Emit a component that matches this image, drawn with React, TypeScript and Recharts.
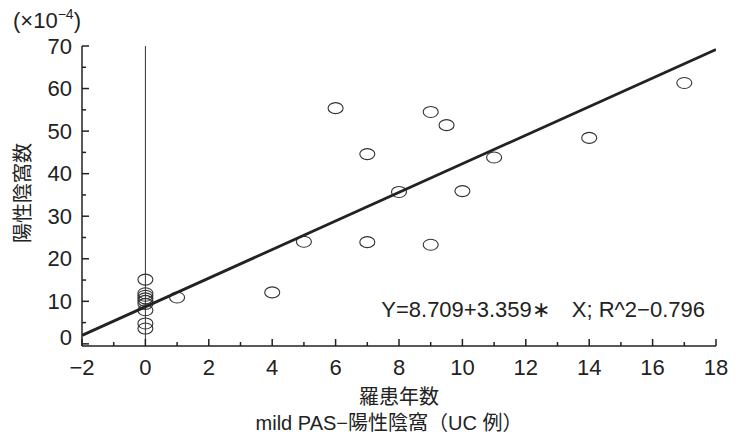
import { ScatterChart, Scatter, XAxis, YAxis, ReferenceLine } from 'recharts';

// 罹患年数 (x) vs 陽性陰窩数 (y, ×10^-4)
const pointX = [0, 0, 0, 0, 0, 0, 0, 0, 0, 1, 4, 5, 6, 7, 7, 8, 9, 9, 9.5, 10, 11, 14, 17];
const pointY = [15.1, 11.9, 11.3, 10.7, 10.1, 9.4, 7.9, 4.8, 3.6, 10.9, 12.1, 24.0, 55.4, 44.6, 23.9, 35.7, 54.5, 23.3, 51.4, 35.9, 43.8, 48.4, 61.3];

// regression line end points
const fitX = [-2, 18];
const fitY = [2.0, 69.2];

const xTicks = [-2, -1, 0, 1, 2, 3, 4, 5, 6, 7, 8, 9, 10, 11, 12, 13, 14, 15, 16, 17, 18];
const yTicks = [0, 5, 10, 15, 20, 25, 30, 35, 40, 45, 50, 55, 60, 65, 70];

const equation = 'Y=8.709+3.359\u2217\u2003X; R^2\u22120.796';

const FONT = "'Liberation Sans', Arial, 'Noto Sans CJK JP', sans-serif";
const INK = '#222';
const Y_MARGIN = 10;
const X_MARGIN = 8;

const points = pointX.map((x, i) => ({ x, y: pointY[i] }));
const fit = fitX.map((x, i) => ({ x, y: fitY[i] }));

const fmt = (v: number) => (v < 0 ? '\u2212' + Math.abs(v) : String(v));

function YTick(props: any) {
  const { x, y, payload } = props;
  const axisX = x + Y_MARGIN;
  const major = payload.value % 10 === 0;
  return (
    <g>
      <line x1={axisX} x2={axisX + (major ? 7 : 4)} y1={y} y2={y} stroke={INK} strokeWidth={1.5} />
      {major && (
        <text x={x} y={payload.value === 0 ? y - 6 : y} textAnchor="end" dominantBaseline="central"
          fontFamily={FONT} fontSize={22} fill={INK}>
          {payload.value}
        </text>
      )}
    </g>
  );
}

function XTick(props: any) {
  const { x, y, payload } = props;
  const axisY = y - X_MARGIN;
  const major = payload.value % 2 === 0;
  return (
    <g>
      <line x1={x} x2={x} y1={axisY} y2={axisY - (major ? 7 : 4)} stroke={INK} strokeWidth={1.5} />
      {major && (
        <text x={x} y={axisY + 21} textAnchor="middle" dominantBaseline="central"
          fontFamily={FONT} fontSize={22} fill={INK}>
          {fmt(payload.value)}
        </text>
      )}
    </g>
  );
}

function Ring(props: any) {
  const { cx, cy } = props;
  return <ellipse cx={cx} cy={cy} rx={7.5} ry={5.5} fill="none" stroke="#333" strokeWidth={1.1} />;
}

export default function App() {
  return (
    <div style={{ position: 'absolute', left: 0, top: 0, width: 740, height: 441, background: '#fff' }}>
      <ScatterChart width={740} height={441} margin={{ top: 46, right: 24, left: 22, bottom: 55 }}>
        <XAxis type="number" dataKey="x" domain={[-2, 18]} ticks={xTicks} interval={0}
          height={40} tickSize={0} tickMargin={X_MARGIN} tick={<XTick />}
          axisLine={{ stroke: INK, strokeWidth: 1.5 }} allowDataOverflow />
        <YAxis type="number" dataKey="y" domain={[-0.5, 70]} ticks={yTicks} interval={0}
          width={60} tickSize={0} tickMargin={Y_MARGIN} tick={<YTick />}
          axisLine={{ stroke: INK, strokeWidth: 1.5 }} allowDataOverflow />
        <ReferenceLine x={0} stroke="#333" strokeWidth={1} />
        <Scatter data={points} shape={<Ring />} isAnimationActive={false} />
        <Scatter data={fit} line={{ stroke: INK, strokeWidth: 2.8 }} shape={() => <g />}
          isAnimationActive={false} />
      </ScatterChart>
      <svg width={740} height={441} style={{ position: 'absolute', left: 0, top: 0, pointerEvents: 'none' }}
        fontFamily={FONT} fill={INK}>
        <text x={13} y={28} fontSize={22}>
          (×10<tspan dy={-9} fontSize={14}>{'\u22124'}</tspan><tspan dy={9} fontSize={22}>)</tspan>
        </text>
        <text x={23} y={193} fontSize={20} textAnchor="middle" dominantBaseline="central"
          transform="rotate(-90 23 193)">
          陽性陰窩数
        </text>
        <text x={705} y={309} fontSize={22} textAnchor="end" dominantBaseline="central">
          {equation}
        </text>
        <text x={399} y={397} fontSize={20} textAnchor="middle" dominantBaseline="central">
          羅患年数
        </text>
        <text x={389} y={423} fontSize={20} textAnchor="middle" dominantBaseline="central">
          mild PAS−陽性陰窩（UC 例）
        </text>
      </svg>
    </div>
  );
}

---

• [WHAT IS BEING ASKED] Copy every line of the data word for word, omitting the images.

• [COMPLETE RESPONSE]
Emit a component that matches this image, drawn with React, TypeScript and Recharts.
import { ScatterChart, Scatter, XAxis, YAxis, ReferenceLine } from 'recharts';

// 罹患年数 (x) vs 陽性陰窩数 (y, ×10^-4)
const pointX = [0, 0, 0, 0, 0, 0, 0, 0, 0, 1, 4, 5, 6, 7, 7, 8, 9, 9, 9.5, 10, 11, 14, 17];
const pointY = [15.1, 11.9, 11.3, 10.7, 10.1, 9.4, 7.9, 4.8, 3.6, 10.9, 12.1, 24.0, 55.4, 44.6, 23.9, 35.7, 54.5, 23.3, 51.4, 35.9, 43.8, 48.4, 61.3];

// regression line end points
const fitX = [-2, 18];
const fitY = [2.0, 69.2];

const xTicks = [-2, -1, 0, 1, 2, 3, 4, 5, 6, 7, 8, 9, 10, 11, 12, 13, 14, 15, 16, 17, 18];
const yTicks = [0, 5, 10, 15, 20, 25, 30, 35, 40, 45, 50, 55, 60, 65, 70];

const equation = 'Y=8.709+3.359\u2217\u2003X; R^2\u22120.796';

const FONT = "'Liberation Sans', Arial, 'Noto Sans CJK JP', sans-serif";
const INK = '#222';
const Y_MARGIN = 10;
const X_MARGIN = 8;

const points = pointX.map((x, i) => ({ x, y: pointY[i] }));
const fit = fitX.map((x, i) => ({ x, y: fitY[i] }));

const fmt = (v: number) => (v < 0 ? '\u2212' + Math.abs(v) : String(v));

function YTick(props: any) {
  const { x, y, payload } = props;
  const axisX = x + Y_MARGIN;
  const major = payload.value % 10 === 0;
  return (
    <g>
      <line x1={axisX} x2={axisX + (major ? 7 : 4)} y1={y} y2={y} stroke={INK} strokeWidth={1.5} />
      {major && (
        <text x={x} y={payload.value === 0 ? y - 6 : y} textAnchor="end" dominantBaseline="central"
          fontFamily={FONT} fontSize={22} fill={INK}>
          {payload.value}
        </text>
      )}
    </g>
  );
}

function XTick(props: any) {
  const { x, y, payload } = props;
  const axisY = y - X_MARGIN;
  const major = payload.value % 2 === 0;
  return (
    <g>
      <line x1={x} x2={x} y1={axisY} y2={axisY - (major ? 7 : 4)} stroke={INK} strokeWidth={1.5} />
      {major && (
        <text x={x} y={axisY + 21} textAnchor="middle" dominantBaseline="central"
          fontFamily={FONT} fontSize={22} fill={INK}>
          {fmt(payload.value)}
        </text>
      )}
    </g>
  );
}

function Ring(props: any) {
  const { cx, cy } = props;
  return <ellipse cx={cx} cy={cy} rx={7.5} ry={5.5} fill="none" stroke="#333" strokeWidth={1.1} />;
}

export default function App() {
  return (
    <div style={{ position: 'absolute', left: 0, top: 0, width: 740, height: 441, background: '#fff' }}>
      <ScatterChart width={740} height={441} margin={{ top: 46, right: 24, left: 22, bottom: 55 }}>
        <XAxis type="number" dataKey="x" domain={[-2, 18]} ticks={xTicks} interval={0}
          height={40} tickSize={0} tickMargin={X_MARGIN} tick={<XTick />}
          axisLine={{ stroke: INK, strokeWidth: 1.5 }} allowDataOverflow />
        <YAxis type="number" dataKey="y" domain={[-0.5, 70]} ticks={yTicks} interval={0}
          width={60} tickSize={0} tickMargin={Y_MARGIN} tick={<YTick />}
          axisLine={{ stroke: INK, strokeWidth: 1.5 }} allowDataOverflow />
        <ReferenceLine x={0} stroke="#333" strokeWidth={1} />
        <Scatter data={points} shape={<Ring />} isAnimationActive={false} />
        <Scatter data={fit} line={{ stroke: INK, strokeWidth: 2.8 }} shape={() => <g />}
          isAnimationActive={false} />
      </ScatterChart>
      <svg width={740} height={441} style={{ position: 'absolute', left: 0, top: 0, pointerEvents: 'none' }}
        fontFamily={FONT} fill={INK}>
        <text x={13} y={28} fontSize={22}>
          (×10<tspan dy={-9} fontSize={14}>{'\u22124'}</tspan><tspan dy={9} fontSize={22}>)</tspan>
        </text>
        <text x={23} y={193} fontSize={20} textAnchor="middle" dominantBaseline="central"
          transform="rotate(-90 23 193)">
          陽性陰窩数
        </text>
        <text x={705} y={309} fontSize={22} textAnchor="end" dominantBaseline="central">
          {equation}
        </text>
        <text x={399} y={397} fontSize={20} textAnchor="middle" dominantBaseline="central">
          羅患年数
        </text>
        <text x={389} y={423} fontSize={20} textAnchor="middle" dominantBaseline="central">
          mild PAS−陽性陰窩（UC 例）
        </text>
      </svg>
    </div>
  );
}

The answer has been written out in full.